Santa Barbara County Animal Services has noted a recent uptick of cases of canine respiratory disease and parvovirus infection in the Santa Maria area. The owners of dogs and puppies are advised to consult their veterinarians to ensure their animals are current on recommended vaccines and are informed about how to keep them safe and healthy.
Canine parvovirus is an extremely infectious virus that is present year-round in the environment. This virus can cause very serious disease and death in dogs and puppies. Symptoms of this disease include vomiting, diarrhea, lethargy, and loss of appetite. Puppies are at greatest risk of contracting the virus, as their immune systems are not yet fully developed.

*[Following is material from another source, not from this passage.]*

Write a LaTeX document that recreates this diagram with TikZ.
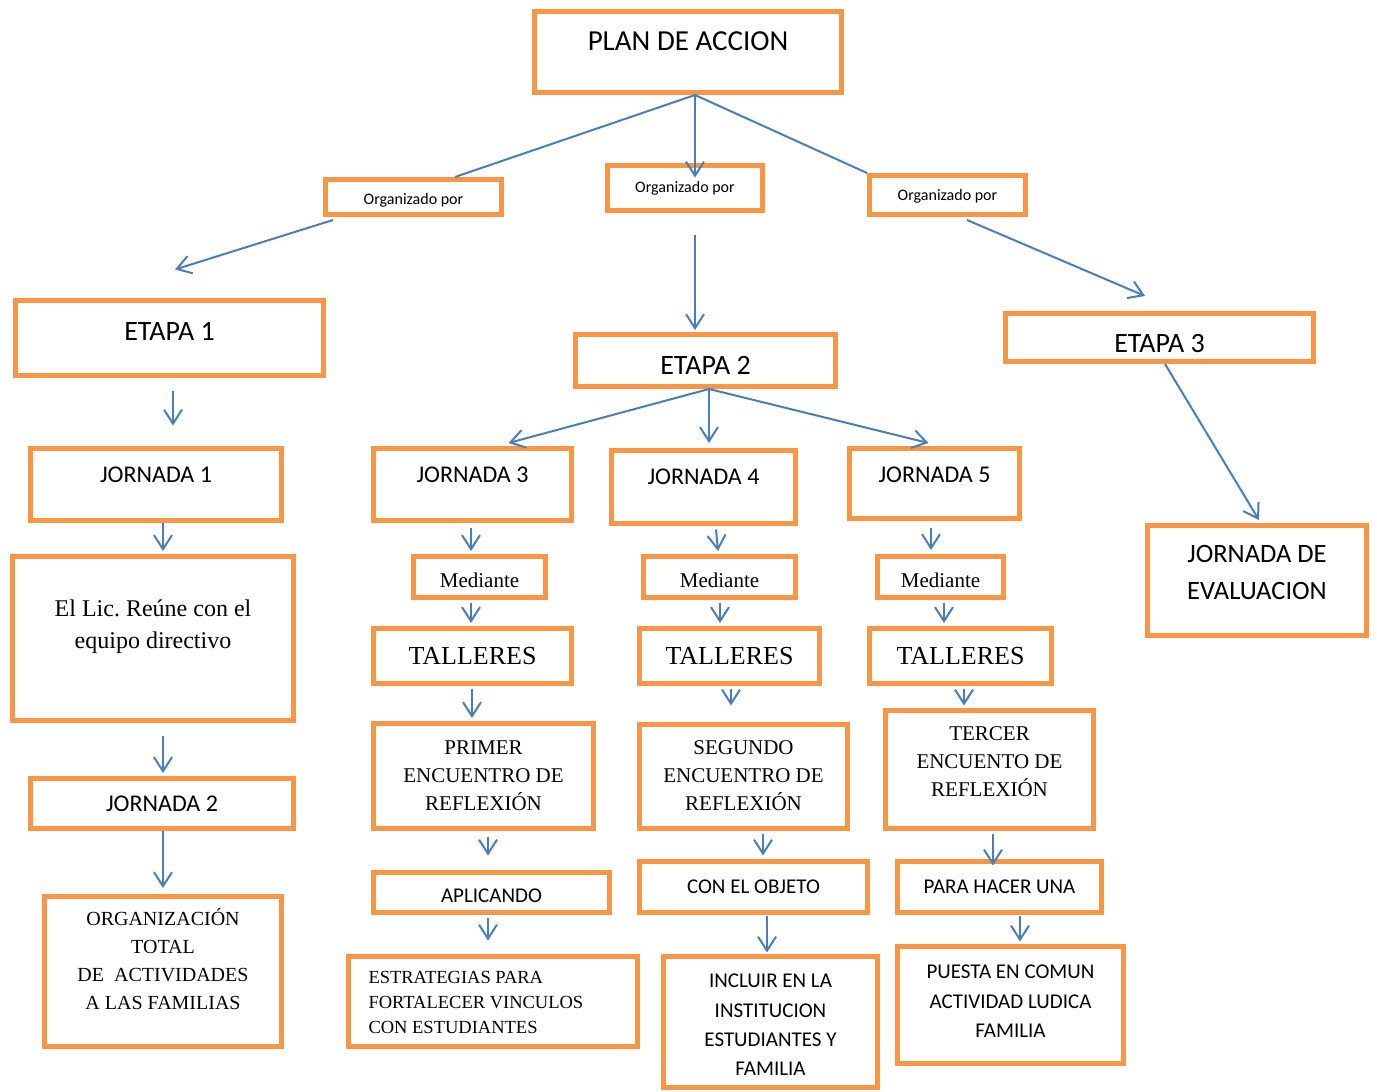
\documentclass[tikz,border=0pt]{standalone}
\usepackage{fontspec}
\setmainfont{Liberation Serif}
\newfontfamily\carlito{Carlito}
\usetikzlibrary{arrows.meta}
\usetikzlibrary{calc}
\definecolor{boxorange}{RGB}{247,150,70}
\definecolor{linkblue}{RGB}{74,126,187}

\tikzset{
  box/.style={draw=boxorange, line width=5pt, fill=white, inner xsep=4pt,
    inner ysep=0pt, align=flush center},
  boxsize/.style 2 args={minimum width=#1, minimum height=#2, text width=#1-8},
  sansfont/.style 2 args={font=\carlito\fontsize{#1}{#2}\selectfont, text height=0.644*#1},
  seriffont/.style 2 args={font=\fontsize{#1}{#2}\selectfont, text height=0.662*#1},
  link/.style={draw=linkblue, line width=2pt},
  arr/.style={link, -{Straight Barb[length=14pt,width=18pt]}},
}

\begin{document}
\begin{tikzpicture}[x=1pt,y=-1pt]
  \useasboundingbox (0,0) rectangle (1377,1092);

  % top of the plan
  \node[box, sansfont={29}{35}, boxsize={307}{81}, text depth=22] (plan) at (688,52) {PLAN DE ACCION};
  \node[box, sansfont={16}{19}, text height=0.644*16+4, boxsize={176}{35}, text depth=0] (orgL) at (413.5,197) {Organizado por};
  \node[box, sansfont={16}{19}, boxsize={155}{45}, text depth=2] (orgM) at (685,188) {Organizado por};
  \node[box, sansfont={16}{19}, boxsize={156}{39}, text depth=0] (orgR) at (947.5,195) {Organizado por};

  % etapas
  \node[box, sansfont={28}{34}, boxsize={308}{75}, text depth=14] (e1) at (169.5,338) {ETAPA 1};
  \node[box, sansfont={28}{34}, text height=0.644*28+9, boxsize={260}{52}, text depth=0] (e2) at (705.5,360.5) {ETAPA 2};
  \node[box, sansfont={28}{34}, text height=0.644*28+11, boxsize={308}{48}, text depth=0] (e3) at (1159.5,337.5) {ETAPA 3};

  % etapa 1
  \node[box, sansfont={24}{29}, boxsize={251}{72}, text depth=19] (j1) at (156,484.5) {JORNADA 1};
  \node[box, seriffont={24}{32}, boxsize={281}{164}, text depth=59] (lic) at (153,638.5)
    {El Lic.\ Reúne con el\\ equipo directivo};
  \node[box, sansfont={24}{29}, boxsize={263}{50}, text depth=0] (j2) at (162,803.5) {JORNADA 2};
  \node[box, seriffont={20}{28}, boxsize={237}{150}, text depth=105] (org) at (163,971.5)
    {ORGANIZACIÓN\\ TOTAL\\ DE~ ACTIVIDADES\\ A LAS FAMILIAS};

  % etapa 2
  \node[box, sansfont={24}{29}, boxsize={198}{72}, text depth=19] (j3) at (472.5,484.5) {JORNADA 3};
  \node[box, sansfont={24}{29}, boxsize={184}{73}, text depth=20] (j4) at (703.5,487) {JORNADA 4};
  \node[box, sansfont={24}{29}, boxsize={170}{70}, text depth=17] (j5) at (934.5,483.5) {JORNADA 5};

  \node[box, seriffont={21}{26}, text height=0.662*21+8, boxsize={132}{41}, text depth=0] (m3) at (479.5,577) {Mediante};
  \node[box, seriffont={21}{26}, text height=0.662*21+8, boxsize={152}{41}, text depth=0] (m4) at (719.5,577) {Mediante};
  \node[box, seriffont={21}{26}, text height=0.662*21+8, boxsize={126}{41}, text depth=0] (m5) at (940.5,577) {Mediante};

  \node[box, seriffont={26}{31}, boxsize={198}{55}, text depth=0] (t3) at (472.5,656) {TALLERES};
  \node[box, seriffont={26}{31}, boxsize={180}{55}, text depth=0] (t4) at (729.5,656) {TALLERES};
  \node[box, seriffont={26}{31}, boxsize={182}{55}, text depth=0] (t5) at (960.5,656) {TALLERES};

  \node[box, seriffont={21}{28}, boxsize={220}{105}, text depth=56] (p1) at (483.5,776)
    {PRIMER\\ ENCUENTRO DE\\ REFLEXIÓN};
  \node[box, seriffont={21}{28}, boxsize={208}{104}, text depth=57] (s1) at (743.5,776.5)
    {SEGUNDO\\ ENCUENTRO DE\\ REFLEXIÓN};
  \node[box, seriffont={21}{28}, boxsize={208}{118}, text depth=71] (tc) at (989.5,769.5)
    {TERCER\\ ENCUENTO DE\\ REFLEXIÓN};

  \node[box, sansfont={21}{26}, text height=0.644*21+7, boxsize={236}{40}, text depth=0] (apl) at (491.5,892.5) {APLICANDO};
  \node[box, sansfont={21}{26}, boxsize={228}{51}, text depth=0] (con) at (753.5,887) {CON EL OBJETO};
  \node[box, sansfont={21}{26}, boxsize={204}{51}, text depth=0] (para) at (999.5,887) {PARA HACER UNA};

  \node[box, seriffont={18.5}{25}, boxsize={289}{90}, text depth=49, align=flush left,
    inner xsep=20pt, text width=249] (est) at (493,1001.5)
    {ESTRATEGIAS PARA\\ FORTALECER VINCULOS\\ CON ESTUDIANTES};
  \node[box, sansfont={21}{29.3}, boxsize={214}{131}, text depth=82] (inc) at (770.5,1022)
    {INCLUIR EN LA\\ INSTITUCION\\ ESTUDIANTES Y\\ FAMILIA};
  \node[box, sansfont={21}{29.5}, boxsize={226}{117}, text depth=66] (pu) at (1010.5,1005)
    {PUESTA EN COMUN\\ ACTIVIDAD LUDICA\\ FAMILIA};

  % etapa 3
  \node[box, sansfont={26.5}{37}, boxsize={219}{110}, text depth=53] (ev) at (1257,580.5)
    {JORNADA DE\\ EVALUACION};

  % connectors
  \coordinate (hub) at ($(plan.south)+(7,0)$);
  \draw[link] (hub) -- ($(orgL.north)+(41.5,0)$);
  \draw[arr] (hub) -- ($(orgM.north)+(10,14.5)$);
  \draw[link] (hub) -- (orgR.north west);
  \draw[arr] ($(orgL.south west)+(10,3)$) -- ($(e1.north)+(5.5,-28.5)$);
  \draw[arr] ($(orgM.south)+(10,22)$) -- ($(e2.north)+(-10.5,-2)$);
  \draw[arr] ($(orgR.south)+(19.5,3)$) -- ($(e3.north)+(-14.5,-15)$);

  \draw[arr] ($(e1.south)+(3.5,12.5)$) -- ($(j1.north)+(17,-20.5)$);
  \draw[arr] ($(j1.south)+(7,0)$) -- ($(lic.north)+(10,-3)$);
  \draw[arr] ($(lic.south)+(10,12.5)$) -- ($(j2.north)+(1,-3)$);
  \draw[arr] ($(j2.south)+(1,0)$) -- ($(org.north)+(0,-6)$);

  \coordinate (hub2) at ($(e2.south)+(3.5,0)$);
  \draw[arr] (hub2) -- ($(j3.north)+(36,-3)$);
  \draw[arr] (hub2) -- ($(j4.north)+(5.5,-5)$);
  \draw[arr] (hub2) -- ($(j5.north)+(-6,-3)$);

  \draw[arr] ($(j3.south)+(-1.5,4.5)$) -- ($(m3.north)+(-8.5,-3)$);
  \draw[arr] ($(j4.south)+(12.5,3.5)$) -- ($(m4.north)+(-1.5,-3)$);
  \draw[arr] ($(j5.south)+(-3.5,6.5)$) -- ($(m5.north)+(-9.5,-4)$);
  \draw[arr] ($(m3.south)+(-8.5,2.5)$) -- ($(t3.north)+(-1.5,-3)$);
  \draw[arr] ($(m4.south)+(0.5,2.5)$) -- ($(t4.north)+(-9.5,-3)$);
  \draw[arr] ($(m5.south)+(3.5,2.5)$) -- ($(t5.north)+(-16.5,-3)$);
  \draw[arr] ($(t3.south)+(-0.5,2.5)$) -- ($(p1.north)+(-11.5,-3)$);
  \draw[arr] ($(t4.south)+(1.5,2.5)$) -- ($(s1.north)+(-12.5,-16.5)$);
  \draw[arr] ($(t5.south)+(3.5,2.5)$) -- ($(tc.north)+(-25.5,-2.5)$);
  \draw[arr] ($(p1.south)+(4.5,5.5)$) -- ($(apl.north)+(-3.5,-14.5)$);
  \draw[arr] ($(s1.south)+(19.5,2.5)$) -- ($(con.north)+(9.5,-3.5)$);
  \draw[arr] ($(tc.south)+(3.5,2.5)$) -- ($(para.north)+(-6.5,6.5)$);
  \draw[arr] ($(apl.south)+(-3.5,2.5)$) -- ($(est.north)+(-5,-13.5)$);
  \draw[arr] ($(con.south)+(13.5,0.5)$) -- ($(inc.north)+(-3.5,-1.5)$);
  \draw[arr] ($(para.south)+(20.5,0.5)$) -- ($(pu.north)+(9.5,-2.5)$);

  \draw[arr] ($(e3.south)+(5.5,0)$) -- ($(ev.north)+(2,-3)$);
\end{tikzpicture}
\end{document}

“The chances of a dog or puppy becoming infected with parvovirus are greatly reduced with proper vaccination,” said Dr. Ginger White, director of Shelter Medicine for Santa Barbara County Animal Services. “Not only can a simple vaccine potentially save your pet’s life, but it can save thousands of dollars in veterinary expenses and heartbreak for dog owners.”
Because they are higher risk for contracting parvovirus, puppies should be restricted from public outdoor areas until their vaccination series is completed at approximately 16 weeks of age. Most often, the parvovirus vaccine is combined with Distemper virus and Adenovirus type 2 vaccines, but this can vary.
There are multiple different infectious agents that can cause respiratory disease in dogs and puppies. There are vaccinations available to help prevent many, but not all, of these infections.
Dogs who are boarded, go to dog parks/beaches, group training, grooming, dog shows, and group walks are considered to be at a higher risk for infectious respiratory disease. It is recommended that these dogs be vaccinated against infectious respiratory diseases caused by:
Adenovirus type 2
Both types of canine influenza virus (H3N2 and H3N8).
Although vaccinations are generally very effective, they do not provide complete protection from infection in every dog.